A dawn flag-raising ceremony in Tiananmen Square will kick off the 63rd National Day celebrations on Monday.
Outgoing President Hu Jintao; Wen Jiabao, the current and outgoing prime minister; and Xi Jinping, the future president, will lay flowers at the Monument to the People's Heroes in Beijing.
The festivities are also taking place against the backdrop of a scandal that has brought down powerful ruling party politician Bo Xilai.
There are also tensions with Japan over disputed islands in the East China Sea.
In Hong Kong on Monday, police blocked about 60 demonstrators from a flag-raising ceremony, the Reuters news agency reported.
Al Jazeera's Divya Gopalan, reporting from Hong Kong on Monday, said this was a crucial period for China.
"There were speeches on Saturday when Premier Wen said that China was ushering in a new era, and they were going to build on previous achievements and push forward with development. All very positive," she said.
"He also mentioned that China was facing a period of opening up, and much development is still needed."
Our correspondent said the big leadership change that happens once every decade will take place on November 8.
"The reason this will be particularly looked at is because China has had a period of instability, its economy has been moving in different directions," Al Jazeera's Gopalan said.
"It has shown as a lack of coherence within the Communist Party that people outside have picked up on. That came up in particular with Bo Xilai."
Bo was expelled from the party in a scandal that has embarassed the Chinese government.
He was tipped for a top position until he got caught up in a scandal involving the murder of a British businessman.
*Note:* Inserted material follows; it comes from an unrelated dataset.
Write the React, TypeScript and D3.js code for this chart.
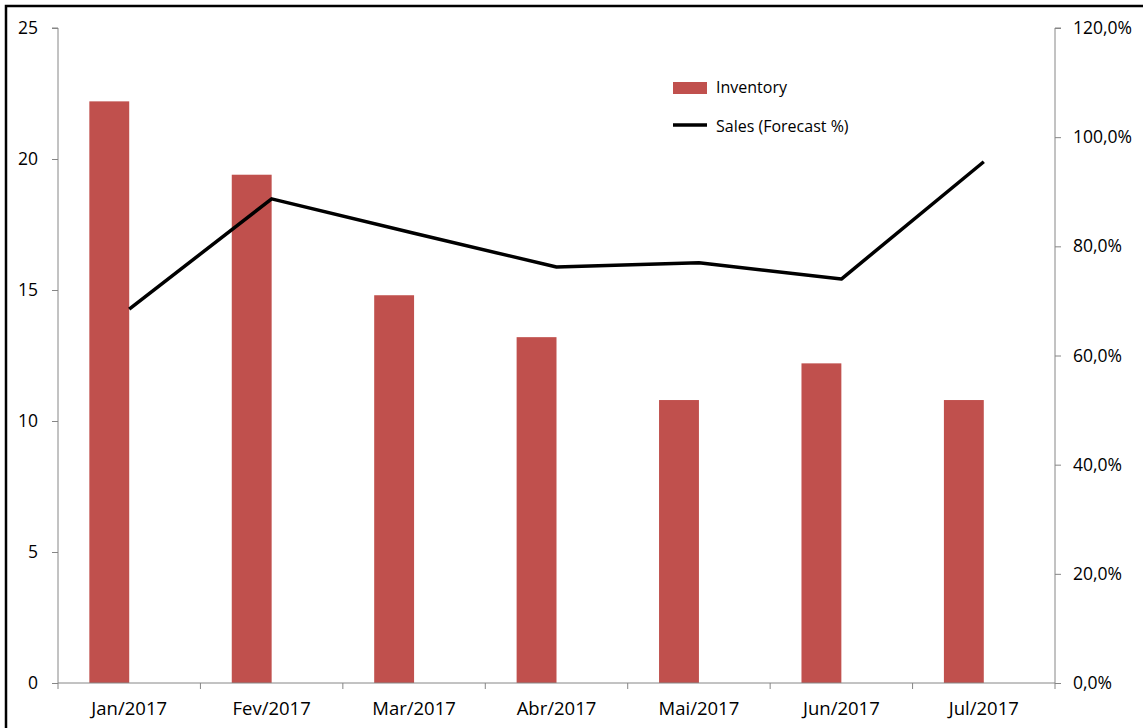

He will now face charges for abuse of power, bribe-taking and improper relations with a number of women.
The National Day festivities are also being overshadowed by a territorial dispute with Japan over islands in the East China Sea.
Despite international pressure, both countries refuse to back down over the spat that puts into question the sovereignty of the islands known as Senkaku in Japan and Diaoyu in China.
The dispute has brought nationalism and patriotism to the fore, and sparked sometimes violent protests in China targeting Japanese businesses.
The dispute is testing perhaps the most important economic relationship in Asia, between the world's second- and third-largest economies.